Thabiti Anyabwile did a great review of the conference on his blog. Much of what he said resonated with me!
Saturday, August 07, 2010
In Sho Baraka's song, "Kobe Bryant On Em" he has a line that says, "When life throws you curve balls like Nolan Ryan on em, don't give up in the field...Detroit Lions on em!" During the months of May and June, I feel like I got thrown a curve ball. Honestly, it felt like a bad dream that I wished would end. What made this "curve ball" particularly challenging was that there was nothing I could to to change things. I cried, I cried out to God, I sought counsel. My circumstances didn't change, but in and through it God has been changing me.
It is now August, and in some ways I am still struggling. However, in the midst of this I have experienced God's grace, faithfulness, and love in powerful ways. It is always amazing how during painful circumstances/seasons, there is an intimacy with Christ that is stronger than that of sunny days. He is chiseling me and challenging me in different ways.

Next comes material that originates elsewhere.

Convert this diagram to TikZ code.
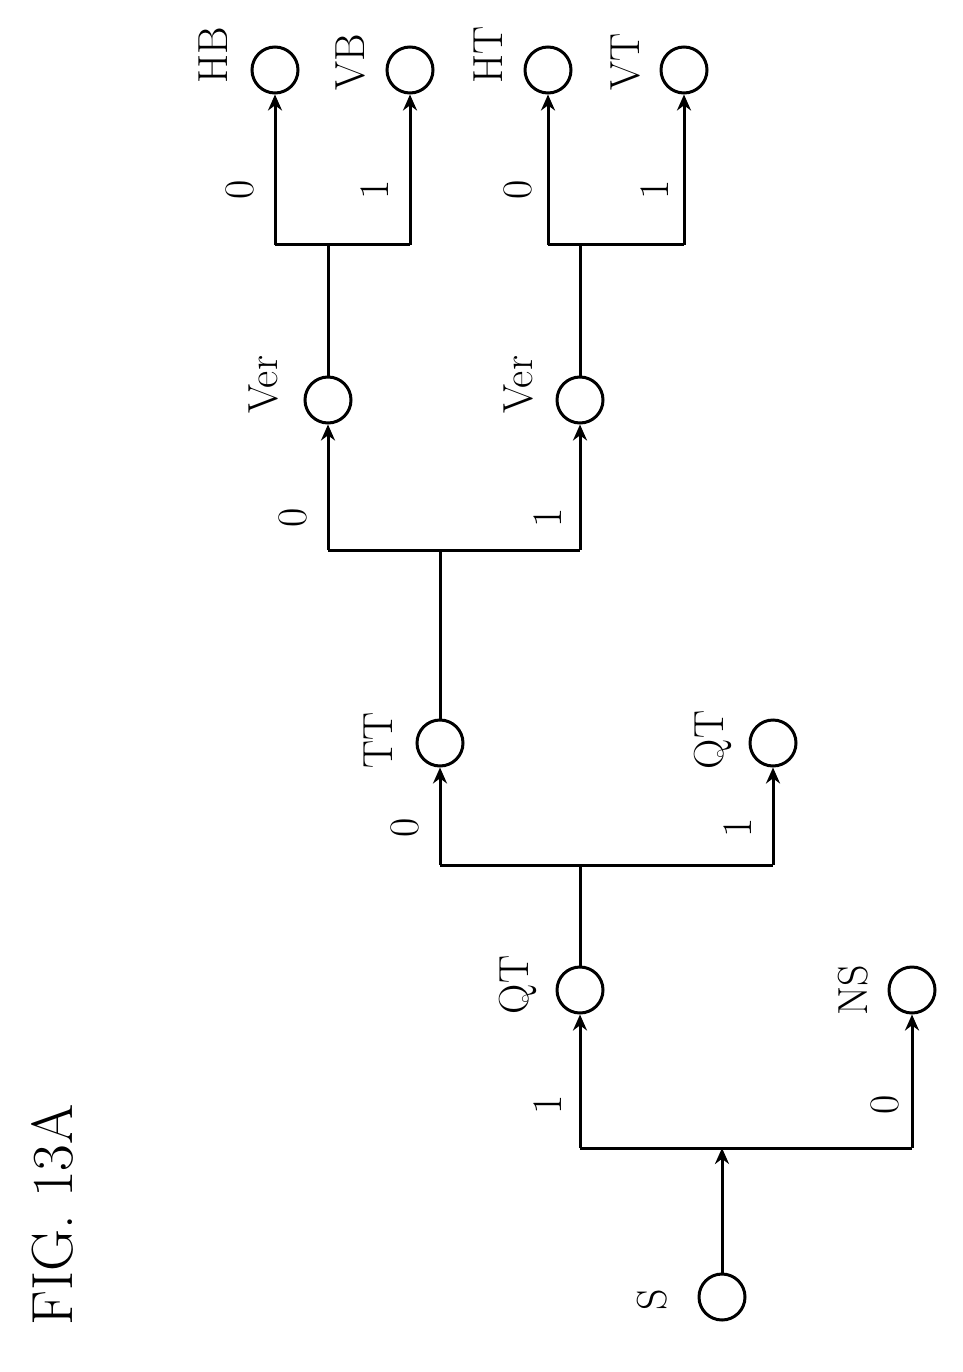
\documentclass[tikz,border=0pt]{standalone}
\usetikzlibrary{arrows.meta}
\begin{document}
\begin{tikzpicture}[x=1pt,y=-1pt,
  st/.style={circle,draw,line width=3pt,minimum size=46pt,inner sep=0pt},
  ln/.style={line width=3pt},
  ar/.style={line width=3pt,-{Stealth[length=16pt,width=14pt]}},
  lb/.style={rotate=90,font=\fontsize{42}{48}\selectfont},
]
\useasboundingbox (0,0) rectangle (962,1372);
\node[rotate=90,font=\fontsize{58}{64}\selectfont] (fig) at (52,1215) {FIG. 13A};
% nodes
\node[st] (S) at (722,1297) {};
\node[st] (QT1) at (580,990) {};
\node[st] (NS) at (912,990) {};
\node[st] (TT) at (440,743) {};
\node[st] (QT2) at (773,743) {};
\node[st] (V1) at (328,400) {};
\node[st] (V2) at (580,400) {};
\node[st] (HB) at (275,70) {};
\node[st] (VB) at (410,70) {};
\node[st] (HT) at (548,70) {};
\node[st] (VT) at (684,70) {};
% junctions
\coordinate (j1) at (722,1148); \coordinate (j1l) at (580,1148); \coordinate (j1r) at (912,1148);
\coordinate (j2) at (580,865); \coordinate (j2l) at (440,865); \coordinate (j2r) at (773,865);
\coordinate (j3) at (440,550); \coordinate (j3l) at (328,550); \coordinate (j3r) at (580,550);
\coordinate (j4) at (328,245); \coordinate (j4l) at (275,245); \coordinate (j4r) at (410,245);
\coordinate (j5) at (580,245); \coordinate (j5l) at (548,245); \coordinate (j5r) at (684,245);
% connectors
\draw[ar] (S) -- (j1);
\draw[ln] (j1l) -- (j1r);
\draw[ar] (j1l) -- (QT1); \draw[ar] (j1r) -- (NS);
\draw[ln] (QT1) -- (j2); \draw[ln] (j2l) -- (j2r);
\draw[ar] (j2l) -- (TT); \draw[ar] (j2r) -- (QT2);
\draw[ln] (TT) -- (j3); \draw[ln] (j3l) -- (j3r);
\draw[ar] (j3l) -- (V1); \draw[ar] (j3r) -- (V2);
\draw[ln] (V1) -- (j4); \draw[ln] (j4l) -- (j4r);
\draw[ar] (j4l) -- (HB); \draw[ar] (j4r) -- (VB);
\draw[ln] (V2) -- (j5); \draw[ln] (j5l) -- (j5r);
\draw[ar] (j5l) -- (HT); \draw[ar] (j5r) -- (VT);
% labels
\node[lb] (lS) at (652,1300) {S};
\node[lb] (lQT1) at (518,985) {QT};
\node[lb] (lNS) at (853,990) {NS};
\node[lb] (lTT) at (378,740) {TT};
\node[lb] (lQT2) at (713,740) {QT};
\node[lb] (lV1) at (263,385) {Ver};
\node[lb] (lV2) at (518,385) {Ver};
\node[lb] (lHB) at (213,55) {HB};
\node[lb] (lVB) at (350,62) {VB};
\node[lb] (lHT) at (488,55) {HT};
\node[lb] (lVT) at (625,62) {VT};
\node[lb] (e1) at (548,1105) {1};
\node[lb] (e2) at (885,1105) {0};
\node[lb] (e3) at (405,828) {0};
\node[lb] (e4) at (738,828) {1};
\node[lb] (e5) at (293,518) {0};
\node[lb] (e6) at (548,518) {1};
\node[lb] (e7) at (240,190) {0};
\node[lb] (e8) at (375,190) {1};
\node[lb] (e9) at (518,190) {0};
\node[lb] (e10) at (655,190) {1};
\end{tikzpicture}
\end{document}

He seems to be asking me two questions: Do you trust me? and Do you love me?
I recently came across some verses in the book of Joshua where he exhorts the Israelites to "cling" to the LORD (Joshua 22:5, 23:8). I love the imagery of "clinging" to the LORD as my Father, my Rock, my Refuge, the one in whom I put my trust. The word cling means to adhere to, to follow close, to pursue hard. The Israelites were still struggling with the uncertainty of the future, despite the promises God had given them. They needed to hear Joshua's words of "cling to Him." As I wrestle with concerns of "the future" I need those same words - cling to the LORD. By God's grace I want to learn how to cling to Him a day at a time, and to cultivate a "crazy love" relationship with Jesus, where He is my first love.